学会賞(表彰規定第3条1項に該当するもの)(学術的) 

重質炭化水素類の高品質化ならびにケミカルズの製造に関する基盤的研究

野村 正勝殿(大阪大学大学院工学研究科分子化学専攻 教授)

 野村氏は重質炭化水素類の転化,特に軽質化と高品質化にかかわる研究を行い多くの成果を挙げるとともに,重質炭化水素類の化学構造に関する研究を種々の分析技術を駆使して行うことにより独自の成果を挙げている。また,同氏は芳香族ケミカルズの新規合成分野でも,優れた基礎研究を行い大きな成果を挙げている。同氏の業績は,多岐にわたっているが,主なものを以下に三つに大別しまとめる。

 第一は,炭化水素類の高品質化にかかわる研究である。野村氏は,まず溶融塩を高温反応媒体として用い重質炭化水素の水素化分解反応を行い,溶融塩の組成・酸性質等を制御することにより,ガス化・炭素化(コ−キング)反応を抑制し,効率よく軽質化・高品質化反応を行うことに成功した。ついで,これらの成果を基に,ゼオライト触媒,硫化物触媒,貴金属触媒等を用いて炭化水素類の転化・高品質化を行い多大な成果を挙げている。さらに,同氏は重質炭化水素類の軽質化反応において,炭化水素類の化学構造と反応性の相関解明にかかわる基礎研究を遂行し,重質炭化水素類の反応選択性の向上に有用な知見を数多く見い出した。

 第二は,重質炭化水素,特にオイルサンドビチューメンからのメソフェーズピッチ生成にかかわる研究である。野村氏は,まずモデル化合物を合成し,その炭素化過程における反応生成物をFD-MS等の分析手段を駆使し詳細に解析することにより,モデル化合物の環化・脱水素,縮合反応などの炭素化過程を明らかにした。ついで,これらの成果をオイルサンドビチューメンの炭素化反応に応用し,メソフェーズピッチの複雑な生成過程を分子レベルで解析することに成功した。同氏の一連の研究成果は,現在,炭素材の製造と評価に広く利用されている。

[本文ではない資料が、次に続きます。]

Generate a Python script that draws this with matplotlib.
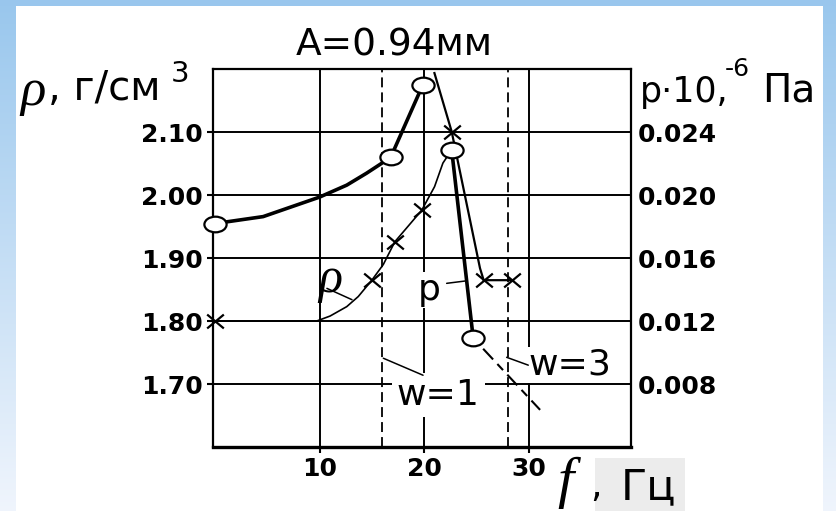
import numpy as np
import matplotlib
matplotlib.use('Agg')
import matplotlib.pyplot as plt
from matplotlib.path import Path
from matplotlib.patches import Rectangle


# значения (f, Гц; ρ, г/см3)
# толстая кривая с кружками
f_thick = [0, 4.6, 10.0, 12.6, 14.5, 16.8, 19.87]
rho_thick = [1.955, 1.966, 1.997, 2.016, 2.035, 2.06, 2.175]

# тонкая кривая (ρ)
f_thin = [0, 4.3, 9.7, 11.0, 12.6, 13.7, 15.0, 16.1, 17.2, 19.77, 21.0, 21.8, 22.64]
rho_thin = [1.80, 1.80, 1.80, 1.808, 1.823, 1.839, 1.865, 1.89, 1.926, 1.976, 2.0135, 2.051, 2.072]

# кривая с крестиками после пика
f_p = [20.99, 22.64, 25.35, 25.7, 28.4]
rho_p = [2.194, 2.101, 1.884, 1.865, 1.865]

# спад (p)
f_drop = [22.64, 24.7]
rho_drop = [2.072, 1.773]

# штрихпунктир
f_tail = [24.7, 31.1]
rho_tail = [1.773, 1.659]

# маркеры
f_circles = [0, 16.8, 19.87, 22.64, 24.7]
rho_circles = [1.955, 2.06, 2.175, 2.072, 1.773]
f_crosses = [0, 15.0, 17.2, 19.77, 22.64, 25.7, 28.4]
rho_crosses = [1.80, 1.865, 1.926, 1.976, 2.101, 1.865, 1.865]

# резонансы w=1, w=3
f_w = [16, 28]

x_ticks = [10, 20, 30]
rho_ticks = [1.70, 1.80, 1.90, 2.00, 2.10]
p_ticks = [0.008, 0.012, 0.016, 0.020, 0.024]


W, H = 836, 511
plt.rcParams['font.family'] = ['DejaVu Sans']
fig = plt.figure(figsize=(W / 100, H / 100), dpi=100)

# голубая рамка
bg = np.ones((H, W, 3))
c_top = np.array([0.60, 0.78, 0.93])
c_low = np.array([0.94, 0.96, 0.99])
t = np.linspace(0, 1, H)[:, None]
side = c_top * (1 - t) + c_low * t
bg[:, :16] = side[:, None, :]
bg[:, 823:] = side[:, None, :]
bg[:6] = c_top
im = fig.figimage(bg, xo=0, yo=0, origin='upper')
im.set_zorder(-5)

# серый прямоугольник под "Гц"
fig.add_artist(Rectangle((595 / W, 0), 90 / W, 53 / H, transform=fig.transFigure,
                         facecolor='#ececec', edgecolor='none', zorder=-1))

ax = fig.add_axes([213 / W, 1 - 447 / H, 418 / W, 377.7 / H])
ax.set_xlim(-0.2, 39.8)
ax.set_ylim(1.60, 2.20)
ax.set_xticks(x_ticks)
ax.set_xticklabels([str(v) for v in x_ticks])
ax.set_yticks(rho_ticks)
ax.set_yticklabels(['%.2f' % v for v in rho_ticks])
ax.grid(True, color='black', lw=1.4)
ax.set_axisbelow(True)
ax.tick_params(direction='out', length=4.5, width=1.5, labelsize=18, pad=3)
for lab in ax.get_xticklabels() + ax.get_yticklabels():
    lab.set_fontweight('bold')
for s in ax.spines.values():
    s.set_linewidth(1.6)
ax.spines['bottom'].set_linewidth(2.4)

ax2 = ax.twinx()
ax2.set_ylim(0.004, 0.028)
ax2.set_yticks(p_ticks)
ax2.set_yticklabels(['%.3f' % v for v in p_ticks])
ax2.tick_params(length=0, labelsize=18, pad=5)
for lab in ax2.get_yticklabels():
    lab.set_fontweight('bold')
for s in ax2.spines.values():
    s.set_visible(False)

# вертикальные штриховые линии
for fw in f_w:
    ax.axvline(fw, color='black', lw=1.3, ls=(0, (5.5, 2.8)), zorder=1.5)

# кривые
ax.plot(f_thick, rho_thick, color='black', lw=2.6)
ax.plot(f_thin, rho_thin, color='black', lw=1.2)
ax.plot(f_p, rho_p, color='black', lw=1.6)
ax.plot(f_drop, rho_drop, color='black', lw=2.6)
ax.plot(f_tail, rho_tail, color='black', lw=1.5, ls=(0, (4, 3, 7, 3)))

circ = Path.unit_circle()
ell = Path(circ.vertices * [1.42, 1.0], circ.codes)
cross = Path([(-1.2, -1), (1.2, 1), (-1.2, 1), (1.2, -1)],
             [Path.MOVETO, Path.LINETO, Path.MOVETO, Path.LINETO])
ax.plot(f_circles, rho_circles, ls='none', marker=ell, ms=16, mfc='white',
        mec='black', mew=1.6, zorder=5, clip_on=False)
ax.plot(f_crosses, rho_crosses, ls='none', marker=cross, ms=12, mec='black',
        mew=1.6, zorder=5, clip_on=False)

# подписи на поле
wb = dict(facecolor='white', edgecolor='none', pad=1)
ax.text(11.0, 1.865, 'ρ', fontsize=36, family='Liberation Serif', style='italic',
        ha='center', va='center')
ax.text(19.43, 1.8335, 'p', fontsize=26, ha='left', va='baseline', bbox=wb)
ax.text(17.4, 1.6667, 'w=1', fontsize=26, ha='left', va='baseline',
        bbox=dict(facecolor='white', edgecolor='none', pad=4))
ax.text(29.97, 1.7144, 'w=3', fontsize=26, ha='left', va='baseline', bbox=wb)

lead = dict(arrowstyle='-', lw=1.1, color='black', shrinkA=0, shrinkB=0)
ax.annotate('', xy=(13.1, 1.834), xytext=(10.7, 1.852), arrowprops=lead)
ax.annotate('', xy=(24.08, 1.864), xytext=(22.16, 1.860), arrowprops=lead)
ax.annotate('', xy=(19.9, 1.714), xytext=(16.1, 1.741), arrowprops=lead)
ax.annotate('', xy=(29.97, 1.730), xytext=(27.9, 1.7425), arrowprops=lead)

# подписи осей и заголовок
fig.text(394 / W, 1 - 56 / H, 'A=0.94мм', fontsize=27, ha='center', va='baseline')
fig.text(20 / W, 1 - 105 / H, 'ρ', fontsize=38, family='Liberation Serif',
         style='italic', va='baseline')
fig.text(48 / W, 1 - 100 / H, ', г/см', fontsize=29, va='baseline')
fig.text(171 / W, 1 - 82 / H, '3', fontsize=21, va='baseline')
fig.text(640 / W, 1 - 101.7 / H, 'p·10,', fontsize=25, va='baseline')
fig.text(725 / W, 1 - 76 / H, '-6', fontsize=18, va='baseline')
fig.text(762 / W, 1 - 101.7 / H, 'Па', fontsize=28, va='baseline')
fig.text(557 / W, 1 - 497 / H, 'f', fontsize=42, family='Liberation Serif',
         style='italic', va='baseline')
fig.text(590 / W, 1 - 497 / H, ',', fontsize=26, va='baseline')
fig.text(621 / W, 1 - 499 / H, 'Гц', fontsize=31, va='baseline')

fig.savefig('out.png', dpi=100)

 第三は,金属錯体触媒を用いる種々の芳香族ファインケミカルズについての新規製造法の開発である。野村氏は,パラジウム錯体触媒を用いた芳香族ハロゲン化物によるフェノール類と芳香族カルボニル化合物の直接アリール化反応など興味深い反応の開発に成功した。特にオリゴアリール化合物は蛍光性,電子輸送能などの新規機能発現が期待され,石油化学の分野で多くの注目を集めている。

 以上のように野村氏は石油精製・石油化学にかかわる広範な研究を展開し,同氏の重質炭化水素類の高品質化ならびにケミカルズの製造に関する研究業績はいずれも高く評価され,かつ顕著である。よって,本会表彰規程第3条1項に該当するものと認められる。